Now we’ll turn our attention to finding the size of Venus’ epicycle. Fortunately, the lack of the extra sphere that Mercury had will make this much easier.
Ptolemy starts with the following diagram:
In this image, circle $ABG$ is the eccentre carrying the epicycle with its center at $D$ and the observer, on earth, at $E$.
We’ll take point $A$ as the point $25º$ into Taurus (apogee) and $G$ as the point $25º$ into Scorpio (perigee). Points $Z$ and $H$ are tangent to these circles (i.e., at greatest elongation).
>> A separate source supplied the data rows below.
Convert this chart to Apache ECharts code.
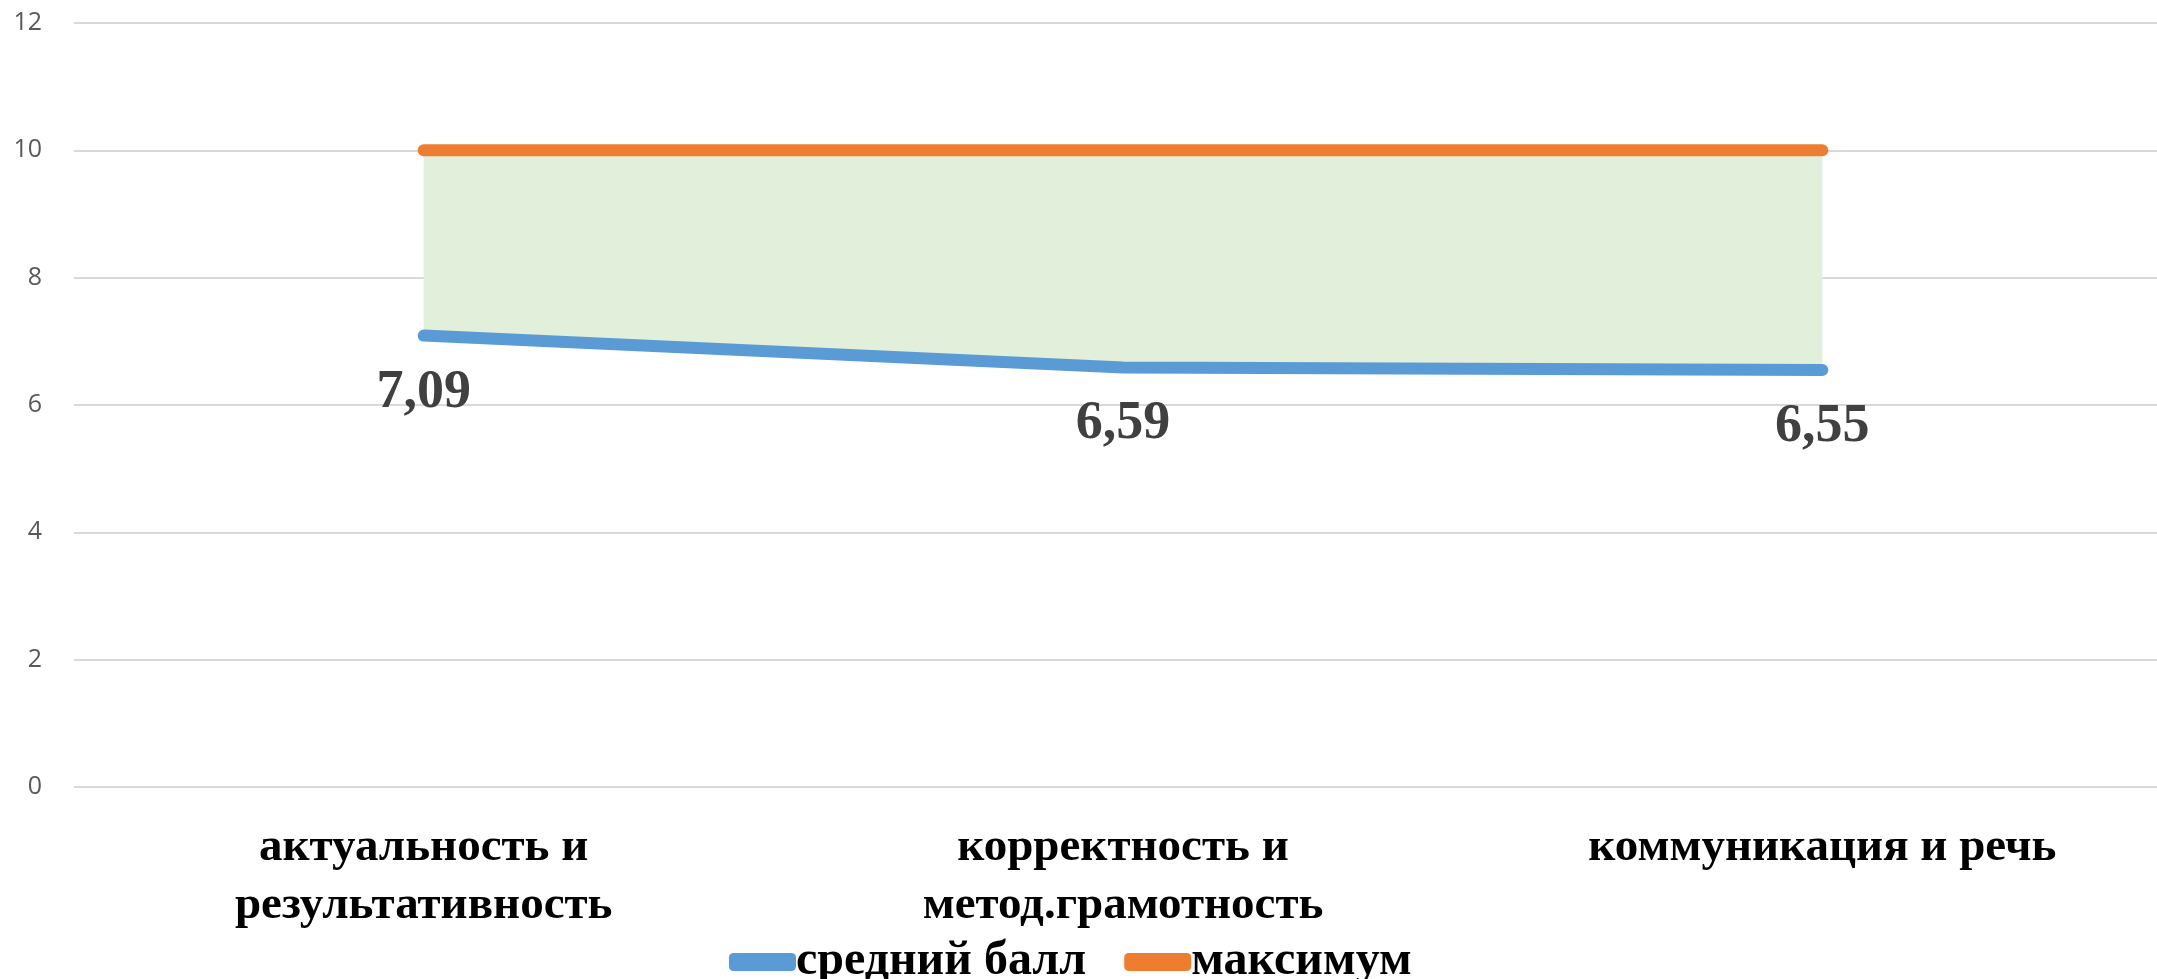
<!DOCTYPE html>
<html>
<head>
<meta charset="utf-8">
<title></title>
<script src="https://cdn.jsdelivr.net/npm/echarts@6/dist/echarts.min.js"></script>
<style>
  html, body { margin: 0; padding: 0; background: #fff; }
  #main { width: 2157px; height: 979px; }
</style>
</head>
<body>
<div id="main"></div>
<script type="text/javascript">
// категории и значения
var categories = ['актуальность и\nрезультативность', 'корректность и\nметод.грамотность', 'коммуникация и речь'];
var avgScores = [7.09, 6.59, 6.55];
var maxScores = [10, 10, 10];
var yTicks = { min: 0, max: 12, step: 2 };

// полоса между средним и максимумом (для заливки)
var bandValues = [];
for (var i = 0; i < maxScores.length; i++) {
  bandValues.push(+(maxScores[i] - avgScores[i]).toFixed(2));
}

var serif = "'Liberation Serif', 'DejaVu Serif', serif";

var myChart = echarts.init(document.getElementById('main'));
var option = {
  animation: false,
  backgroundColor: '#ffffff',
  grid: { left: 74, width: 2098, top: 23, bottom: 192, containLabel: false, outerBoundsMode: 'none' },
  legend: {
    data: ['средний балл', 'максимум'],
    left: 724,
    top: 933,
    icon: 'roundRect',
    itemWidth: 67,
    itemHeight: 18,
    itemGap: 38,
    textStyle: { fontFamily: serif, fontWeight: 'bold', fontSize: 48, color: '#000', padding: [0, 0, 0, -5] }
  },
  xAxis: {
    type: 'category',
    data: categories,
    axisLine: { show: false },
    axisTick: { show: false },
    axisLabel: {
      margin: 32,
      verticalAlign: 'top',
      fontFamily: serif,
      fontWeight: 'bold',
      fontSize: 47,
      lineHeight: 58,
      color: '#000'
    }
  },
  yAxis: {
    type: 'value',
    min: yTicks.min,
    max: yTicks.max,
    interval: yTicks.step,
    axisLine: { show: false },
    axisTick: { show: false },
    axisLabel: { margin: 32, fontFamily: "'Open Sans', sans-serif", fontSize: 25, color: '#595959' },
    splitLine: { lineStyle: { color: '#d9d9d9', width: 2 } }
  },
  series: [
    {
      name: 'base',
      type: 'line',
      stack: 'band',
      data: avgScores,
      symbol: 'none',
      lineStyle: { opacity: 0 },
      silent: true,
      z: 1
    },
    {
      name: 'band',
      type: 'line',
      stack: 'band',
      data: bandValues,
      symbol: 'none',
      lineStyle: { opacity: 0 },
      areaStyle: { color: '#e2efda', opacity: 1 },
      silent: true,
      z: 1
    },
    {
      name: 'средний балл',
      type: 'line',
      data: avgScores,
      symbol: 'circle',
      showSymbol: true,
      symbolSize: 4,
      itemStyle: { color: '#5b9bd5' },
      color: '#5b9bd5',
      lineStyle: { color: '#5b9bd5', width: 12, cap: 'round', join: 'round' },
      label: {
        show: true,
        position: 'bottom',
        distance: 28,
        fontFamily: serif,
        fontWeight: 'bold',
        fontSize: 54,
        color: '#404040',
        formatter: function (p) { return String(p.value).replace('.', ','); }
      },
      z: 3
    },
    {
      name: 'максимум',
      type: 'line',
      data: maxScores,
      symbol: 'none',
      color: '#ed7d31',
      itemStyle: { color: '#ed7d31' },
      lineStyle: { color: '#ed7d31', width: 12, cap: 'round', join: 'round' },
      z: 3
    }
  ]
};
myChart.setOption(option);
</script>
</body>
</html>
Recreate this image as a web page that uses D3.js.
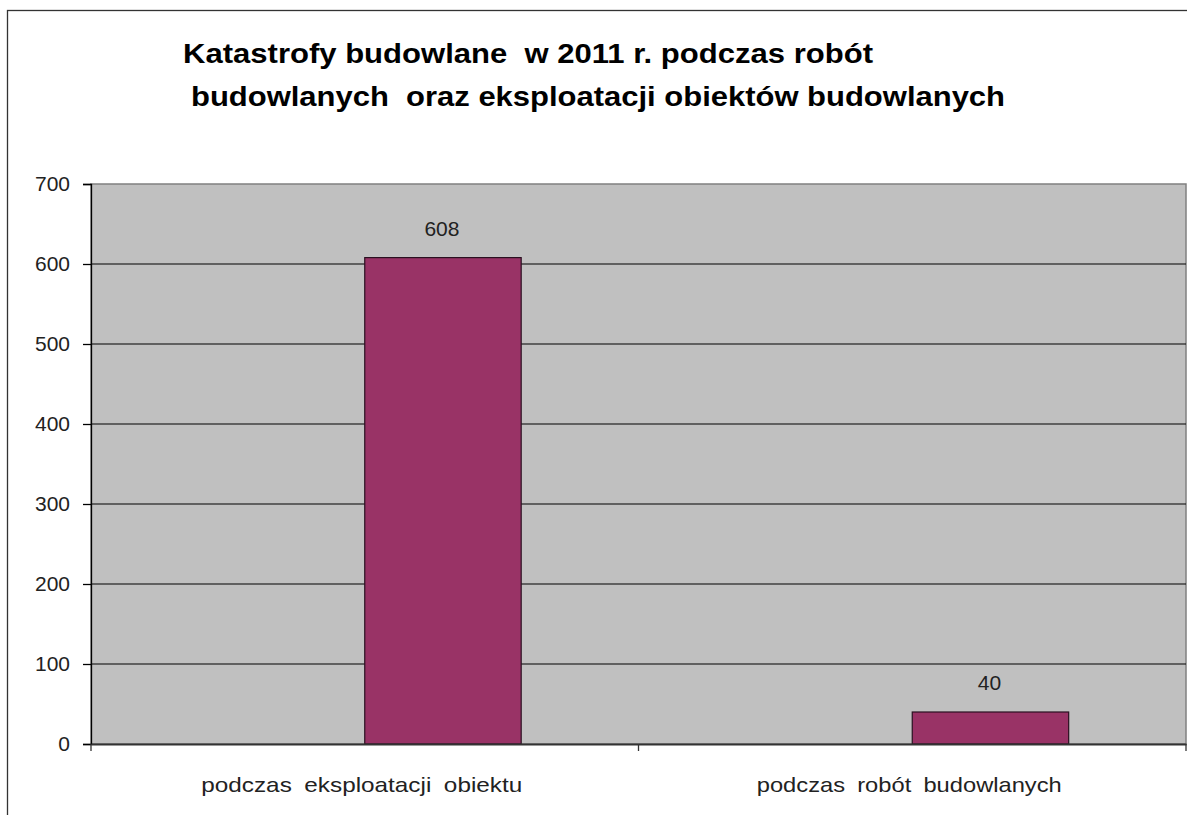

We’ll first create a demi-degrees circle about $\triangle AEZ$. In this, $\angle AEZ = 44;48º$, which is the greatest elongation Ptolemy reported at this position in the previous post.
We can then look at the subtending arc, $arc \; AZ$ which would then have a measure of twice this, or $89;36º$. This is then looked up in the table of chords to find the corresponding chord, $\overline{AZ} = 84;33^p$ in this demi-degrees context in which $\overline{AE} = 120^p$.
We can then do the same for $\triangle EHG$ in which $\angle HEG = 47;20º$. We then find that $\overline{GH} = 88;13^p$ in the context where $\overline{EG} = 120^p$.
However, these are two different contexts. We’ll temporarily pick one to standardize the other to.
Ptolemy picks the first one in which $\overline{AE} = 120^p$ and the radius of the epicycle has a measure of $84;33^p$.
To convert the other triangle, we’ll again set up a demi-degrees circle about it, and let $\overline{GH} = 84;33^p$ instead, so we can determine the length of $\overline{EG}$.
We’ll then convert the other triangle to this context. Doing so, I find $\overline{EG} = 114;59^p$. Ptolemy comes up with a slightly different value of $115;01^p$.
He then adds $\overline{AE} + \overline{EG}$ to determine $\overline{AG} = 235;01^p$ in this context, half of which ($\overline{AD}$ or $\overline{DG}$) is $117;30,30^p$.
We can then subtract to determine $\overline{DE}$:
$$\overline{AE} – \overline{AD} = \overline{DE} = 120^p – 117;30,30^p = 2;29,30^p.$$
Ptolemy rounds this down to $2;29^p$.
We can then convert this to the larger context we’ve been using for all of the models in which $\overline{AD} = 120^p$ and $\overline{DE} \approx 1 \frac{1}{4}^p$ in which case we find that the radius of the epicycle, $\overline{AZ} = 43 \frac{1}{6}^p$.